Onze huiscolumnist Filip Canfyn heeft zich zo nog zo voorgenomen het bouwverlof uit te wuiven met mijmeringen over de warmte van zandige stranden en de frisheid van kekke cocktails, maar hét vakantienieuws steekt hier een dikke stok voor. Stok van stokpaard.
55 Filipijnse en Bengaalse lassers, die zes op zeven voor 650 € per maand werken, worden van een bouwwerf en uit hun krot gehaald. Bouwheer Borealis wist van niets, aannemer IREM-Ponticelli wist van niets, een minister van Justitie wist van niets en een minister van Werk wist van niets maar zal nu toch de andere honderden buitenlandse arbeiders op dezelfde werf in Kallo laten doorlichten.
Cut the crap! Dit is ziende blindheid.
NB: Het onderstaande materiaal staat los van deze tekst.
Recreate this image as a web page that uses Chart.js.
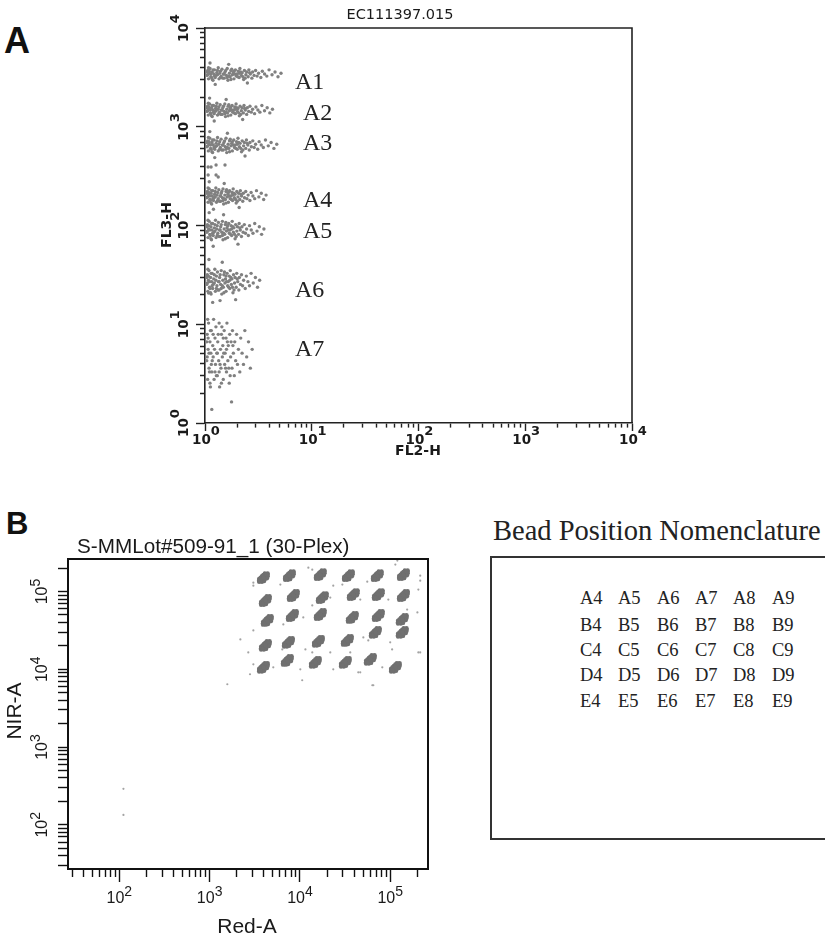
<!DOCTYPE html>
<html>
<head>
<meta charset="utf-8">
<title>Bead populations</title>
<script src="https://cdn.jsdelivr.net/npm/chart.js@4.4.1/dist/chart.umd.min.js"></script>
<style>
  body { margin: 0; background: #fff; }
  #page { position: relative; width: 825px; height: 939px; overflow: hidden; background: #fff; }
  canvas { position: absolute; }
  #plotA { left: 0; top: 0; }
  #plotB { left: 0; top: 480px; }
  .tag { position: absolute; font-family: Arial, "Liberation Sans", sans-serif; font-weight: bold; line-height: 1; color: #111; }
  #beadTitle { position: absolute; left: 493px; top: 517px; font: 28.5px "Liberation Serif", "Times New Roman", serif; line-height: 1; white-space: nowrap; color: #222; }
  #beadBox { position: absolute; left: 490px; top: 556px; width: 360px; height: 284px; border: 2px solid #333; box-sizing: border-box; }
  .bead { position: absolute; font: 18.5px "Liberation Serif", "Times New Roman", serif; line-height: 1; color: #222; white-space: nowrap; }
</style>
</head>
<body>
<div id="page">
  <div class="tag" style="left:4px;top:23px;font-size:36px">A</div>
  <div class="tag" style="left:6px;top:508px;font-size:31px">B</div>
  <canvas id="plotA" width="660" height="470"></canvas>
  <canvas id="plotB" width="470" height="459"></canvas>
  <div id="beadTitle">Bead Position Nomenclature</div>
  <div id="beadBox"></div>
</div>
<script>
// ---- Panel A: seven bead bands, FL2-H vs FL3-H ----
const bandNames = ['A1', 'A2', 'A3', 'A4', 'A5', 'A6', 'A7'];
const bandCenterY = [3420, 1480, 653, 199, 90, 27, 5.1];        // FL3-H centre of each band
const bandHalfHeight = [0.07, 0.075, 0.085, 0.09, 0.11, 0.14, 0.38]; // decades
const bandReach = [0.70, 0.62, 0.66, 0.56, 0.54, 0.50, 0.43];    // FL2-H spread, decades above 10^0
const bandLabelX = [6.97, 8.28, 8.28, 8.28, 8.28, 6.97, 6.97];
const bandLabelY = [2773, 1346, 669, 177, 86, 21.7, 5.5];
// loose events sitting between A3 and A4
const looseFL2 = [1.07, 1.14, 1.27, 1.54, 1.07, 1.27, 1.33];
const looseFL3 = [391, 391, 410, 410, 325, 325, 310];

// shape of one band: [fraction of reach, fraction of half height]
const bandShape = [
  [0.01, -0.2], [0.02, 0.5], [0.03, -0.7], [0.04, 0.1], [0.05, 0.8], [0.06, -0.4], [0.08, 0.3], [0.09, -0.9],
  [0.10, 0.0], [0.11, 0.6], [0.12, -0.5], [0.14, 0.2], [0.15, -0.1], [0.16, 0.9], [0.17, -0.7], [0.19, 0.4],
  [0.20, -0.3], [0.21, 0.7], [0.23, 0.0], [0.24, -0.6], [0.25, 0.3], [0.27, -0.2], [0.28, 0.8], [0.29, -0.9],
  [0.31, 0.1], [0.32, -0.4], [0.33, 0.5], [0.35, -0.1], [0.36, 0.2], [0.37, -0.7], [0.39, 0.6], [0.40, -0.3],
  [0.41, 0.0], [0.43, 0.4], [0.44, -0.5], [0.45, 0.8], [0.47, -0.2], [0.48, 0.2], [0.50, -0.8], [0.51, 0.5],
  [0.53, -0.1], [0.54, 0.3], [0.56, -0.4], [0.57, 0.6], [0.59, 0.0], [0.61, -0.6], [0.62, 0.3], [0.64, -0.2],
  [0.66, 0.5], [0.68, -0.3], [0.70, 0.1], [0.73, -0.5], [0.75, 0.4], [0.78, 0.0], [0.81, -0.3], [0.84, 0.6],
  [0.88, -0.1], [0.92, 0.3], [0.96, -0.4], [1.00, 0.1],
  [0.02, -0.1], [0.04, 0.4], [0.07, -0.5], [0.09, 0.6], [0.13, -0.2], [0.18, 0.1], [0.22, -0.6], [0.26, 0.5],
  [0.30, -0.3], [0.34, 0.7], [0.38, 0.0], [0.42, -0.4], [0.46, 0.3], [0.52, -0.6], [0.58, 0.2],
  [0.01, 0.3], [0.03, 0.9], [0.06, 0.0], [0.08, -0.8], [0.11, -0.3], [0.15, 0.5], [0.19, -0.5], [0.24, 0.0],
  [0.28, -0.5], [0.33, -0.8], [0.37, 0.4], [0.44, 0.1], [0.49, -0.4],
  [0.05, 1.6], [0.12, -1.5], [0.30, 1.4], [0.55, -1.3]
];

// ---- Panel B: 30-plex, Red-A vs NIR-A ----
const beadRows = ['A', 'B', 'C', 'D', 'E'];
const beadCols = [4, 5, 6, 7, 8, 9];
const beadRedA = [
  3940, 7640, 16800, 34400, 71900, 140000,
  4140, 8450, 17700, 39000, 73800, 140000,
  4350, 8240, 16800, 38000, 73800, 136000,
  4140, 7450, 16000, 33500, 68400, 136000,
  3940, 7250, 14800, 31800, 60200, 114000
];
const beadNirA = [
  151000, 160000, 165000, 160000, 160000, 165000,
  76700, 88900, 83700, 91500, 91500, 88900,
  42500, 49200, 50700, 46400, 49200, 43800,
  20300, 22200, 22900, 23500, 29800, 29800,
  10600, 13000, 12300, 12300, 13400, 10600
];
// one bead cluster, offsets in decades [Red-A, NIR-A]
const beadShape = [
  [-0.047, -0.054], [-0.016, -0.054], [-0.047, -0.018], [-0.023, -0.027], [0.008, -0.045],
  [-0.031, 0.000], [-0.008, -0.009], [0.016, -0.018], [-0.016, 0.018], [0.008, 0.009],
  [0.039, -0.009], [0.000, 0.036], [0.023, 0.027], [0.047, 0.018], [0.016, 0.054],
  [0.047, 0.054], [0.000, 0.000], [-0.047, -0.036], [0.047, 0.036], [-0.031, -0.045],
  [0.031, 0.045]
];
const strayRedA = [3050, 6070, 12400, 23400, 29500, 55700, 120000, 215000, 205000, 13700, 21700, 46600,
  95300, 154000, 200000, 6550, 10900, 3050, 50400, 57200, 100000, 215000, 6380, 11500, 13700, 21700,
  36100, 105000, 2800, 5070, 10100, 23400, 46600, 81700, 63400, 3050, 1570, 2190, 2680, 3050, 13700,
  114000, 215000, 205000, 65000, 10600, 44300, 111, 111];
const strayNirA = [119000, 123000, 203000, 119000, 123000, 134000, 250000, 160000, 106000, 66200, 83700, 78900,
  78900, 58700, 53800, 37800, 46400, 31600, 25700, 23500, 22200, 16500, 18000, 18000, 16500, 16500,
  16500, 18000, 8630, 10600, 10000, 10000, 9150, 10600, 6230, 11600, 6420, 24200, 16500, 130000, 191000,
  222000, 138000, 16500, 6230, 7230, 9150, 290, 134];

const decadesA = [1, 10, 100, 1000, 10000];
const decadesB = [100, 1000, 10000, 100000];

Chart.defaults.animation = false;
Chart.defaults.events = [];

// every 1..9 x 10^n between the axis limits, decades flagged major
function logTicks(min, max) {
  const out = [];
  for (let e = -1; e <= 6; e++) {
    for (let m = 1; m <= 9; m++) {
      const v = m * Math.pow(10, e);
      if (v >= min * 0.999 && v <= max * 1.001) out.push({ value: v, major: m === 1 });
    }
  }
  return out;
}

// "10" with a raised exponent, centred on (x, y); rotated to read upwards on the y axis
function powLabel(ctx, x, y, exp, vertical, f) {
  ctx.save();
  ctx.translate(x, y);
  if (vertical) ctx.rotate(-Math.PI / 2);
  ctx.textBaseline = 'middle';
  ctx.textAlign = 'left';
  ctx.font = f.base;
  const wBase = ctx.measureText('10').width;
  ctx.font = f.sup;
  const wSup = ctx.measureText(String(exp)).width;
  const x0 = -(wBase + wSup) / 2;
  ctx.font = f.base;
  ctx.fillText('10', x0, 0);
  ctx.font = f.sup;
  ctx.fillText(String(exp), x0 + wBase, -f.raise);
  ctx.restore();
}

// closes the plot box and writes tick labels, titles and extras
function decor(o) {
  return {
    id: 'decor',
    afterDraw(chart) {
      const { ctx, chartArea: a, scales: { x, y } } = chart;
      ctx.save();
      ctx.strokeStyle = o.frameColor;
      ctx.lineWidth = o.frameWidth;
      ctx.beginPath();
      ctx.moveTo(a.left, a.top);
      ctx.lineTo(a.right, a.top);
      ctx.lineTo(a.right, a.bottom);
      ctx.stroke();
      ctx.fillStyle = o.textColor;
      o.xDecades.forEach(v => powLabel(ctx, x.getPixelForValue(v) + o.xLabelShift, o.xLabelY,
        Math.round(Math.log10(v)), false, o.tickFont));
      o.yDecades.forEach(v => powLabel(ctx, o.yLabelX, y.getPixelForValue(v),
        Math.round(Math.log10(v)), true, o.tickFont));
      o.texts.forEach(t => {
        ctx.save();
        ctx.font = t.font;
        ctx.textAlign = t.align || 'center';
        ctx.textBaseline = 'middle';
        ctx.translate(t.x, t.y);
        if (t.rotate) ctx.rotate(-Math.PI / 2);
        ctx.fillText(t.text, 0, 0);
        ctx.restore();
      });
      if (o.extra) o.extra(ctx, x, y);
      ctx.restore();
    }
  };
}

function logAxis(min, max, tickLen, minorDash, axisColor, axisWidth, fit) {
  return {
    type: 'logarithmic',
    min: min,
    max: max,
    afterBuildTicks: s => { s.ticks = logTicks(min, max); },
    afterFit: fit,
    ticks: { display: false },
    grid: {
      drawOnChartArea: false,
      tickLength: tickLen,
      tickColor: axisColor,
      tickWidth: 1.4,
      tickBorderDash: c => (c.tick && c.tick.major) ? [] : minorDash
    },
    border: { color: axisColor, width: axisWidth }
  };
}

// ---- build panel A ----
const bandPoints = [];
bandCenterY.forEach((yc, i) => {
  bandShape.forEach(([u, v]) => {
    bandPoints.push({
      x: Math.pow(10, 0.012 + u * bandReach[i]),
      y: yc * Math.pow(10, v * bandHalfHeight[i])
    });
  });
});
const loosePoints = looseFL2.map((v, i) => ({ x: v, y: looseFL3[i] }));

new Chart(document.getElementById('plotA'), {
  type: 'scatter',
  data: {
    datasets: [{
      data: bandPoints.concat(loosePoints),
      backgroundColor: '#808080',
      borderWidth: 0,
      pointRadius: 1.7
    }]
  },
  options: {
    responsive: false,
    layout: { padding: { top: 28, right: 28, bottom: 0, left: 0 } },
    plugins: { legend: { display: false }, tooltip: { enabled: false } },
    scales: {
      x: logAxis(1, 10000, 8, [4, 20], '#222', 1.6, s => { s.height = 47; }),
      y: logAxis(1, 10000, 9, [0, 4, 5, 0], '#222', 1.6, s => { s.width = 205; })
    }
  },
  plugins: [decor({
    frameColor: '#222', frameWidth: 1.6, textColor: '#1a1a1a',
    xDecades: decadesA, yDecades: decadesA,
    xLabelShift: 1, xLabelY: 440, yLabelX: 184,
    tickFont: { base: 'bold 13.5px "DejaVu Sans"', sup: 'bold 13px "DejaVu Sans"', raise: 8 },
    texts: [
      { text: 'EC111397.015', x: 400, y: 15, font: '14.5px "DejaVu Sans"' },
      { text: 'FL2-H', x: 418, y: 451, font: 'bold 14px "DejaVu Sans"' },
      { text: 'FL3-H', x: 167, y: 225, font: 'bold 14px "DejaVu Sans"', rotate: true }
    ],
    extra(ctx, x, y) {
      ctx.font = '24px "Liberation Serif"';
      ctx.textAlign = 'left';
      ctx.textBaseline = 'middle';
      ctx.fillStyle = '#222';
      bandNames.forEach((n, i) => ctx.fillText(n, x.getPixelForValue(bandLabelX[i]), y.getPixelForValue(bandLabelY[i])));
    }
  })]
});

// ---- build panel B ----
const beadPoints = [];
beadRedA.forEach((rx, i) => {
  beadShape.forEach(([dx, dy]) => {
    beadPoints.push({ x: rx * Math.pow(10, dx), y: beadNirA[i] * Math.pow(10, dy) });
  });
});
const strayPoints = strayRedA.map((v, i) => ({ x: v, y: strayNirA[i] }));

new Chart(document.getElementById('plotB'), {
  type: 'scatter',
  data: {
    datasets: [
      { data: strayPoints, backgroundColor: '#a3a3a3', borderWidth: 0, pointRadius: 1.1 },
      { data: beadPoints, backgroundColor: '#707070', borderWidth: 0, pointRadius: 2.2 }
    ]
  },
  options: {
    responsive: false,
    layout: { padding: { top: 79, right: 42, bottom: 0, left: 0 } },
    plugins: { legend: { display: false }, tooltip: { enabled: false } },
    scales: {
      x: logAxis(27, 262144, 13, [7, 20], '#111', 2, s => { s.height = 70; }),
      y: logAxis(27, 262144, 10, [], '#111', 2, s => { s.width = 68; })
    }
  },
  plugins: [decor({
    frameColor: '#111', frameWidth: 2, textColor: '#1a1a1a',
    xDecades: decadesB, yDecades: decadesB,
    xLabelShift: 0, xLabelY: 419, yLabelX: 43,
    tickFont: { base: '16px "Liberation Sans"', sup: '14px "Liberation Sans"', raise: 7 },
    texts: [
      { text: 'S-MMLot#509-91_1 (30-Plex)', x: 77, y: 67, font: '20.7px "Liberation Sans"', align: 'left' },
      { text: 'Red-A', x: 247, y: 447, font: '21px "Liberation Sans"' },
      { text: 'NIR-A', x: 15, y: 231, font: '21px "Liberation Sans"', rotate: true }
    ]
  })]
});

// ---- bead position key ----
const colLeft = [580, 618, 657, 695, 733, 772];
const rowMid = [598, 625, 650, 675, 701];
const page = document.getElementById('page');
beadRows.forEach((r, ri) => {
  beadCols.forEach((c, ci) => {
    const s = document.createElement('div');
    s.className = 'bead';
    s.textContent = r + c;
    s.style.left = colLeft[ci] + 'px';
    s.style.top = (rowMid[ri] - 9) + 'px';
    page.appendChild(s);
  });
});
</script>
</body>
</html>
Welke opdrachtgever, overheid, aannemer of architect durft nog te beweren van niets te weten? Iedereen, die op een werf komt, weet het: hoe donkerder de huid, hoe vreemder de taal, hoe groter de kans dat de arbeider in kwestie daar voor een hongerloon werkt. En nog een werfwet: hoe groter de werf, hoe meer van die arbeiders, hoe lager hun pree en hoe ranziger hun onderkomen. Hierover blijven zwijgen verschuift langzaamaan van schuldig verzuim naar laffe collaboratie. Uitbuiting kan niet getolereerd worden binnen een beschaving die naam waardig.
En die hypocrisie! Iemand met een donkere huid en een vreemde taal, die buiten slaapt aan het Klein Kasteeltje, wordt weggezet als een economische vluchteling, als een profiteur, als een opportunist. Iemand met een donkere huid en een vreemde taal, die buiten werkt op een bouwwerf, wordt ingezet als economische slaaf, als profijtbron, als opportuniteit. Allebei dromen van een betere toekomst maar worden behandeld als wegwerpmensen.
Mag ik tot slot een suggestie doen? Als straks die slaapdorpen voor de Oosterweelarbeiders in Antwerpen open gaan lijkt het mij niet onverstandig aan de poort een permanent kantoortje van de Sociale Inspectie te bemannen.